Ma quando guarisco?

Questa è una domanda frequente che mi fanno i pazienti, soprattutto quelli che, attraverso la psicoterapia e altri percorsi di crescita personale, hanno lavorato molto su di sé e, “pur avendo migliorato notevolmente la qualità della loro vita”, continuano a confrontarsi con la loro ferita primaria, col dolore antico di sentirsi non amati, rifiutati, abbandonati, non visti, non riconosciuti, non apprezzati, ma anche giudicati, rimproverati, invasi, “abusati” emotivamente se non fisicamente.

La persona ha lavorato tanto sulla sua ferita.

Eppure ogni tanto il dolore ritorna, la ferita riappare, vecchi schemi e situazioni sembrano ripresentarsi identiche a se stesse. Per cui la persona si chiede: ma quando finirà tutto questo? Quando guarisce la ferita? Quando guarirò?

La persona, allora, si risponde in modo utile quando “impara veramente a valorizzare i suddetti cambiamenti che ha realizzato” a livello di: comportamenti più efficaci e sani; pensieri più chiari e lucidi; emozioni più regolate e meno distruttive; relazioni più appaganti; maggiore capacità di fare scelte in modo consapevole, centrato e responsabile. In definitiva, “la ferita è qualche cosa che ritorna, a volte ritorna, anche se sempre meno frequentemente, sempre meno invadente, sempre più agevole da governare” per la persona che è cresciuta e conosce meglio se stessa e i propri meccanismi interni e interpersonali. Di fatto, la ferità è qualcosa che ci appartiene, è la nostra sensibilità personale, è la nostra reattività che ci caratterizza, ce la portiamo con noi da sempre, da quando da piccoli abbiamo imparato a stare al mondo. In qualche modo, è la nostra identità, un pezzo importante del nostro senso di identità, di chi siamo e sentiamo di essere. È difficile rinunciarci definitivamente. Sarebbe come privarci di un pezzo del nostro corpo. Di fatto, è parte integrante del nostro modo di essere; abbandonarla completante, in modo controintuitivo, potrebbe destabilizzarci, farci smarrire, farci sentire persi. Se non sono più quello che sono sempre stato chi sono allora? Sarebbe uno stravolgimento troppo estremo della visione di sé, della vita, del mondo, degli altri. Un nostro bisogno fondamentale sappiamo essere quello di controllo, prevedibilità e coerenza interiore.
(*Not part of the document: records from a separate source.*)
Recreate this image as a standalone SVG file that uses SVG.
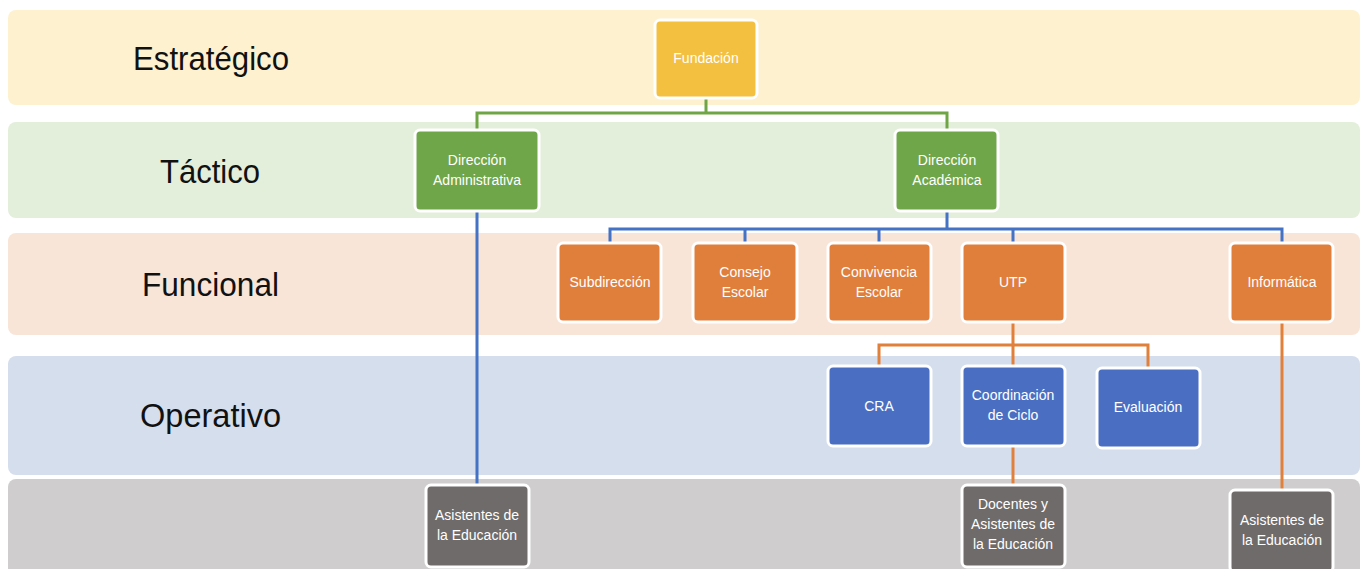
<svg xmlns="http://www.w3.org/2000/svg" width="1368" height="569" viewBox="0 0 1368 569">
<style>
.band{stroke:none}
.lvl{font-family:"Liberation Sans",Arial,sans-serif;font-size:33px;fill:#111}
.box{stroke:#fff;stroke-width:3}
.t{font-family:"Liberation Sans",Arial,sans-serif;font-size:14px;fill:#fff;text-anchor:middle}
.c{fill:none;stroke-width:3}
</style>
<rect width="1368" height="569" fill="#fff"/>
<g id="bands">
<rect class="band" x="8" y="10" width="1352" height="95" rx="8" fill="#FDF1D0"/>
<rect class="band" x="8" y="122" width="1352" height="96" rx="8" fill="#E3EEDB"/>
<rect class="band" x="8" y="233" width="1352" height="102" rx="8" fill="#F8E5D8"/>
<rect class="band" x="8" y="356" width="1352" height="119" rx="8" fill="#D5DEEC"/>
<rect class="band" x="8" y="479" width="1352" height="100" rx="8" fill="#CFCDCD"/>
<text class="lvl" x="133" y="70" textLength="156" lengthAdjust="spacingAndGlyphs">Estratégico</text>
<text class="lvl" x="160" y="183" textLength="100" lengthAdjust="spacingAndGlyphs">Táctico</text>
<text class="lvl" x="142" y="296" textLength="137" lengthAdjust="spacingAndGlyphs">Funcional</text>
<text class="lvl" x="140" y="427" textLength="141" lengthAdjust="spacingAndGlyphs">Operativo</text>
</g>
<g id="connectors">
<path class="c" stroke="#6FA544" d="M706 98V113M477 130V113H947V130"/>
<path class="c" stroke="#4472C4" d="M947 211V229M610 243V229H1282V243M745 229V243M879 229V243M1013 229V243"/>
<path class="c" stroke="#4472C4" d="M477 211V485"/>
<path class="c" stroke="#E0803A" d="M1013 322V345M879 366V345H1148V368M1013 345V366"/>
<path class="c" stroke="#E0803A" d="M1013 446V485"/>
<path class="c" stroke="#E0803A" d="M1282 322V490"/>
</g>
<g id="fundacion"><rect class="box" x="655" y="20" width="102" height="78" rx="5" fill="#F3C03F"/><text class="t" x="706" y="63">Fundación</text></g>
<g id="dir-admin"><rect class="box" x="415" y="130" width="124" height="81" rx="5" fill="#70A64A"/><text class="t" x="477" y="165">Dirección</text><text class="t" x="477" y="185">Administrativa</text></g>
<g id="dir-acad"><rect class="box" x="895" y="130" width="103" height="81" rx="5" fill="#70A64A"/><text class="t" x="947" y="165">Dirección</text><text class="t" x="947" y="185">Académica</text></g>
<g id="subdireccion"><rect class="box" x="558" y="243" width="103" height="79" rx="5" fill="#E07E3C"/><text class="t" x="610" y="287">Subdirección</text></g>
<g id="consejo"><rect class="box" x="693" y="243" width="104" height="79" rx="5" fill="#E07E3C"/><text class="t" x="745" y="277">Consejo</text><text class="t" x="745" y="297">Escolar</text></g>
<g id="convivencia"><rect class="box" x="828" y="243" width="103" height="79" rx="5" fill="#E07E3C"/><text class="t" x="879" y="277">Convivencia</text><text class="t" x="879" y="297">Escolar</text></g>
<g id="utp"><rect class="box" x="962" y="243" width="103" height="79" rx="5" fill="#E07E3C"/><text class="t" x="1013" y="287">UTP</text></g>
<g id="informatica"><rect class="box" x="1230" y="243" width="103" height="79" rx="5" fill="#E07E3C"/><text class="t" x="1282" y="287">Informática</text></g>
<g id="cra"><rect class="box" x="828" y="366" width="103" height="80" rx="5" fill="#4A6FC2"/><text class="t" x="879" y="411">CRA</text></g>
<g id="coordinacion"><rect class="box" x="962" y="366" width="103" height="80" rx="5" fill="#4A6FC2"/><text class="t" x="1013" y="400">Coordinación</text><text class="t" x="1013" y="420">de Ciclo</text></g>
<g id="evaluacion"><rect class="box" x="1097" y="368" width="103" height="80" rx="5" fill="#4A6FC2"/><text class="t" x="1148" y="412">Evaluación</text></g>
<g id="asistentes-1"><rect class="box" x="426" y="485" width="103" height="82" rx="5" fill="#6F6B6A"/><text class="t" x="477" y="520">Asistentes de</text><text class="t" x="477" y="540">la Educación</text></g>
<g id="docentes"><rect class="box" x="962" y="485" width="103" height="82" rx="5" fill="#6F6B6A"/><text class="t" x="1013" y="509">Docentes y</text><text class="t" x="1013" y="529">Asistentes de</text><text class="t" x="1013" y="549">la Educación</text></g>
<g id="asistentes-2"><rect class="box" x="1230" y="490" width="103" height="82" rx="5" fill="#6F6B6A"/><text class="t" x="1282" y="525">Asistentes de</text><text class="t" x="1282" y="545">la Educación</text></g>
</svg>
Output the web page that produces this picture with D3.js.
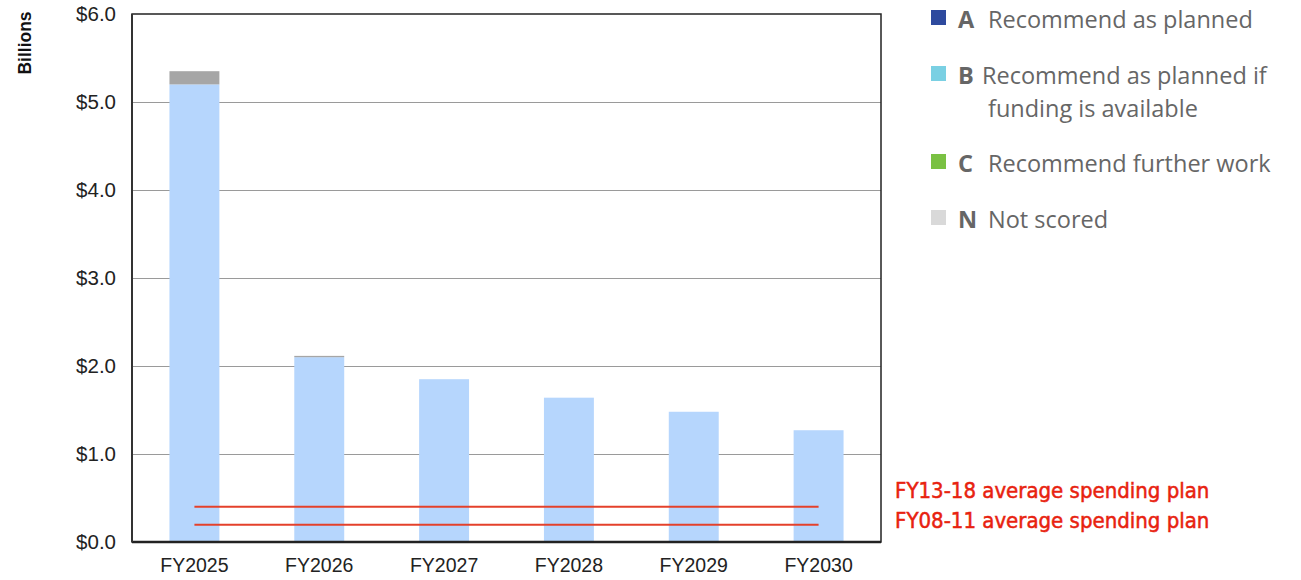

Il cambiamento terapeutico e di sviluppo personale, allora, si sostanzia nella:

  • riduzione della sofferenza legata alla ferita
  • riduzione della frequenza e dell’intensità con cui si riattiva la ferita
  • capacità di padroneggiare in modo più efficace le emozioni connesse al dolore antico
  • capacità di “riconoscersi identici a se stessi pur avendo fatto tanti cambiamenti”.